Colman Domingo is one such entry on this list.

Originally catching my attention on Season 1 of Fear the Walking Dead, Domingo didn’t initially carry any baggage. Appearing in the sister series of Robert Kirkman’s ratings-bonanza mothership, this spinoff franchise depicted the early days of the dead rising. In the storyline, Domingo’s character, Victor Strand, portrayed a me-first “fixer” whose cloudy morality often came into question as he was tasked to do the unthinkable, time and time again. In the series’ early episodes, he teams with the protagonists in order to survive, but in later seasons, after his decisions constantly conflict with the rest of his group, he’d venture out onto his own… even briefly becoming the show’s antagonist, showcasing the actor’s versatility.

Outside The Walking Dead Universe, Domingo has appeared in and directed Off-Broadway plays (which led him to directing multiple Fear episodes, airing during Season 4, 5 and 6). Civil rights are important topics for the actor, as the topic is highlighted in 42, The Butler and Selma. His appearance in Ma Rainey’s Black Bottom received critical acclaim and the actor received an Emmy Award for his guest role in Euphoria.

All of this leads us to his 2023 role of a lifetime, starring in the Netflix feature film, Rustin. 

In George C. Wolfe’s biopic, political activist/organizer Bayard Rustin (played by Domingo) fights racism and homophobia to make history. As the senior advisor of the Rev. Martin Luther King Jr., he almost singlehandedly organizes the largest peaceful protest of the nation. Initially planning 100,000 “angelic troublemakers” to descend onto the National Mall of Washington D.C., this grassroots operation becomes a nationalized movement, as more than 200,000 minorities march toward freedom.

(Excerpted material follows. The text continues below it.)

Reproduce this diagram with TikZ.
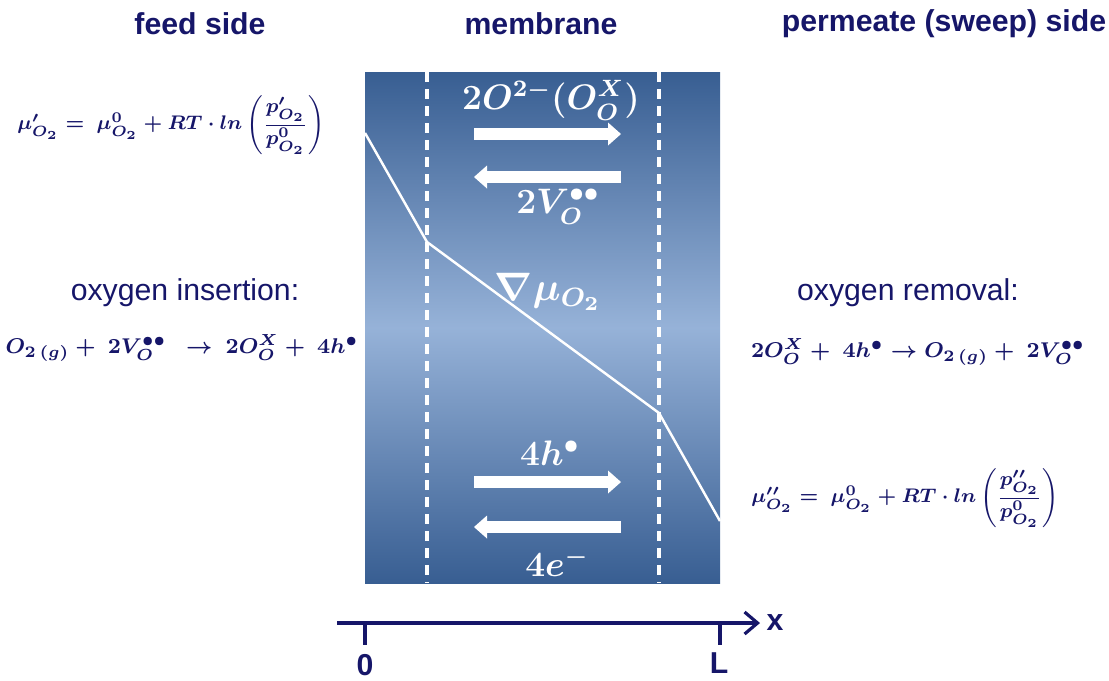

“Just because you’re smart about some things doesn’t mean you’re smart about everything.”

The real-life Bayard Rustin preached nonviolent passive resistance. Ambitious, full of dreams and always speaking his mind (especially whenever it could get him into trouble), he was a true underdog. A complicated man with a haunted past, Domingo’s actions accentuate his inspirational role as the character bears his soul.

The spotlight shines brightly on this complicated, extraordinary man. He’s emotionally powerful and encouraging as a leader, despite some previous personal missteps. The critical reception and the accolades have followed Domingo’s performance, which are well deserved, including nominations for Best Actor (Critics Choice Awards), Best Leading Actor (BAFTA Film Awards) and Best Performance by an Actor in a Leading Role (Academy Awards).

While I never would have expected any of this coming from an ensemble actor within a sci-fi horror TV show that aired on basic cable, I’m incredibly pleased with Domingo’s performance in Rustin — which I enjoyed — but I have really enjoyed watching the man grow as an actor with each new project. Be on the lookout for his future appearances in Sing SingDrive-Away Dolls, the upcoming Michael Jackson biopic and a Nat King Cole biopic, as well as the previously mentioned awards shows.

With prominent big-screen, stage and streaming roles, Colman Domingo has definitely left a positive mark with me. I will continue following the filmmaker’s path, as it’s been an enjoyable and unexpected experience so far, only promising to get better.

“This new generation is restless… and angry.”